I have lost count of the number of hosta plants that I have in my 10-acre garden. Lots. And I love them all. This family of broad-leafed perennials includes some mammoth varieties. Sometimes their name says it all: ‘Wide Brimmed Hat’, ‘Big Daddy’, ‘Skywalker’, and ‘Blue Mammoth’. Others are very small and considered appropriate for the hosta collector but otherwise these may get lost in your garden. Look for ‘Flash Forward’ and ‘Blue Mouse Ears’ which only grow to 15 cm high and wide.

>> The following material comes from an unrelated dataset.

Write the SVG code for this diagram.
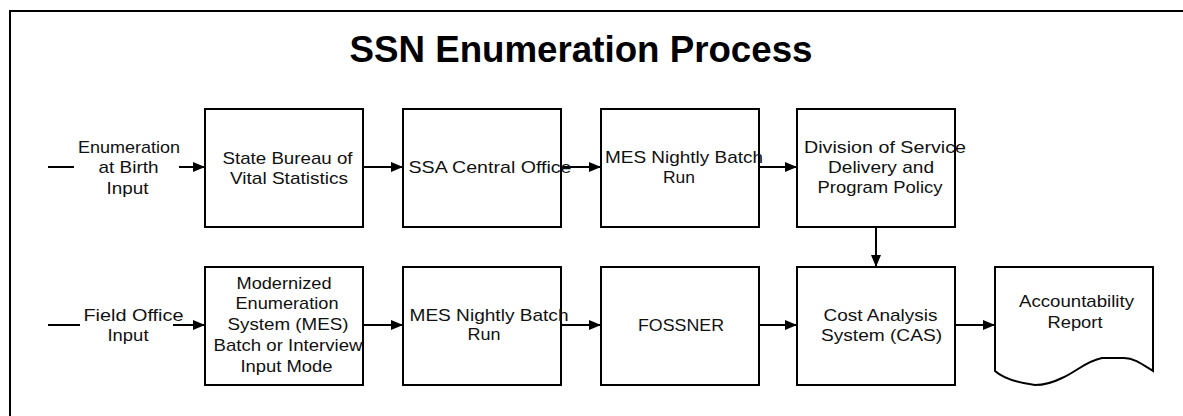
<svg xmlns="http://www.w3.org/2000/svg" width="1183" height="416" viewBox="0 0 1183 416">
<defs>
<marker id="ah" markerUnits="userSpaceOnUse" markerWidth="12" markerHeight="10" refX="12" refY="5" orient="auto">
<path d="M0,0 L12,5 L0,10 z" fill="#000"/>
</marker>
<style>
.box{fill:#fff;stroke:#000;stroke-width:2}
.ln{fill:none;stroke:#000;stroke-width:2}
.ar{fill:none;stroke:#000;stroke-width:2;marker-end:url(#ah)}
text{font-family:"Liberation Sans",Arial,sans-serif;font-size:17px;fill:#111;text-anchor:middle}
.title{font-size:37px;font-weight:bold;fill:#000}
</style>
</defs>
<rect width="1183" height="416" fill="#fff"/>
<path class="ln" d="M10,416 V11 H1183"/>
<text class="title" x="581" y="62" textLength="463" lengthAdjust="spacingAndGlyphs">SSN Enumeration Process</text>

<g id="connectors">
<line class="ln" x1="48" y1="167" x2="74" y2="167"/>
<line class="ar" x1="179" y1="167" x2="205" y2="167"/>
<line class="ar" x1="363" y1="167" x2="403" y2="167"/>
<line class="ar" x1="561" y1="167" x2="601" y2="167"/>
<line class="ar" x1="759" y1="167" x2="797" y2="167"/>
<line class="ar" x1="876" y1="227" x2="876" y2="267"/>
<line class="ln" x1="48" y1="325" x2="80" y2="325"/>
<line class="ar" x1="173" y1="325" x2="205" y2="325"/>
<line class="ar" x1="363" y1="325" x2="403" y2="325"/>
<line class="ar" x1="561" y1="325" x2="601" y2="325"/>
<line class="ar" x1="759" y1="325" x2="797" y2="325"/>
<line class="ar" x1="955" y1="325" x2="995" y2="325"/>
</g>

<g id="input-birth">
<text x="129" y="153" textLength="102" lengthAdjust="spacingAndGlyphs">Enumeration</text>
<text x="128.5" y="173" textLength="60" lengthAdjust="spacingAndGlyphs">at Birth</text>
<text x="127.5" y="194" textLength="42" lengthAdjust="spacingAndGlyphs">Input</text>
</g>

<g id="state-bureau">
<rect class="box" x="205" y="109" width="158" height="118"/>
<text x="287.5" y="164" textLength="130" lengthAdjust="spacingAndGlyphs">State Bureau of</text>
<text x="289" y="184" textLength="118" lengthAdjust="spacingAndGlyphs">Vital Statistics</text>
</g>

<g id="ssa-central">
<rect class="box" x="403" y="109" width="158" height="118"/>
<text x="490" y="173" textLength="163" lengthAdjust="spacingAndGlyphs">SSA Central Office</text>
</g>

<g id="mes-nightly-1">
<rect class="box" x="601" y="109" width="158" height="118"/>
<text x="684" y="163" textLength="158" lengthAdjust="spacingAndGlyphs">MES Nightly Batch</text>
<text x="679" y="183" textLength="32" lengthAdjust="spacingAndGlyphs">Run</text>
</g>

<g id="division">
<rect class="box" x="797" y="109" width="158" height="118"/>
<text x="885" y="153" textLength="162" lengthAdjust="spacingAndGlyphs">Division of Service</text>
<text x="881" y="173" textLength="106" lengthAdjust="spacingAndGlyphs">Delivery and</text>
<text x="880" y="193" textLength="125" lengthAdjust="spacingAndGlyphs">Program Policy</text>
</g>

<g id="input-field">
<text x="133.5" y="321" textLength="100" lengthAdjust="spacingAndGlyphs">Field Office</text>
<text x="128" y="341" textLength="41" lengthAdjust="spacingAndGlyphs">Input</text>
</g>

<g id="mes-system">
<rect class="box" x="205" y="267" width="158" height="118"/>
<text x="284" y="289" textLength="95" lengthAdjust="spacingAndGlyphs">Modernized</text>
<text x="287" y="309" textLength="103" lengthAdjust="spacingAndGlyphs">Enumeration</text>
<text x="288" y="330" textLength="121" lengthAdjust="spacingAndGlyphs">System (MES)</text>
<text x="288" y="351" textLength="149" lengthAdjust="spacingAndGlyphs">Batch or Interview</text>
<text x="286.5" y="372" textLength="92" lengthAdjust="spacingAndGlyphs">Input Mode</text>
</g>

<g id="mes-nightly-2">
<rect class="box" x="403" y="267" width="158" height="118"/>
<text x="489" y="321" textLength="159" lengthAdjust="spacingAndGlyphs">MES Nightly Batch</text>
<text x="484" y="340" textLength="33" lengthAdjust="spacingAndGlyphs">Run</text>
</g>

<g id="fossner">
<rect class="box" x="601" y="267" width="158" height="118"/>
<text x="681" y="331" textLength="86" lengthAdjust="spacingAndGlyphs">FOSSNER</text>
</g>

<g id="cas">
<rect class="box" x="797" y="267" width="158" height="118"/>
<text x="880.5" y="321" textLength="114" lengthAdjust="spacingAndGlyphs">Cost Analysis</text>
<text x="881.5" y="341" textLength="121" lengthAdjust="spacingAndGlyphs">System (CAS)</text>
</g>

<g id="report">
<path class="box" d="M995,267 H1153 V371 C1142,364 1134,358 1124,358 L1102,358 C1086,361 1076,372 1062,378 C1052,383 1042,385 1035,385 C1020,383 1004,379 995,371 Z"/>
<text x="1076.5" y="307" textLength="115" lengthAdjust="spacingAndGlyphs">Accountability</text>
<text x="1075" y="328" textLength="55" lengthAdjust="spacingAndGlyphs">Report</text>
</g>
</svg>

My real favourites are the tough ones that tolerate shade, thrive in the sun, and can take the competition of mature tree roots. One of my favourites is ‘Halcyon’, featuring bluish leaves and August flowers. Another is ‘Fragrant Bouquet’ [the 1998 American Hosta Growers hosta of the year] featuring a long flowering plant in July/August that smells wonderful with lime/ivory leaves. Grows to 50 cm high and wide.
With over 7,000 varieties in the hosta family there must be a few that would appeal to you. The flowers of hostas all attract hummingbirds and bumblebees. Another bonus.
Next week? More of my favourite plants.
Question of the Week
Q/ I found a patch of mushrooms growing in my lawn. How do I control them?
A/ Mushrooms develop as organic matter decays under the lawn. Fallen branches and old tree roots are the most common cause of mushrooms in the lawn.
Mushrooms will continue to appear until the organic matter is removed or fully decayed.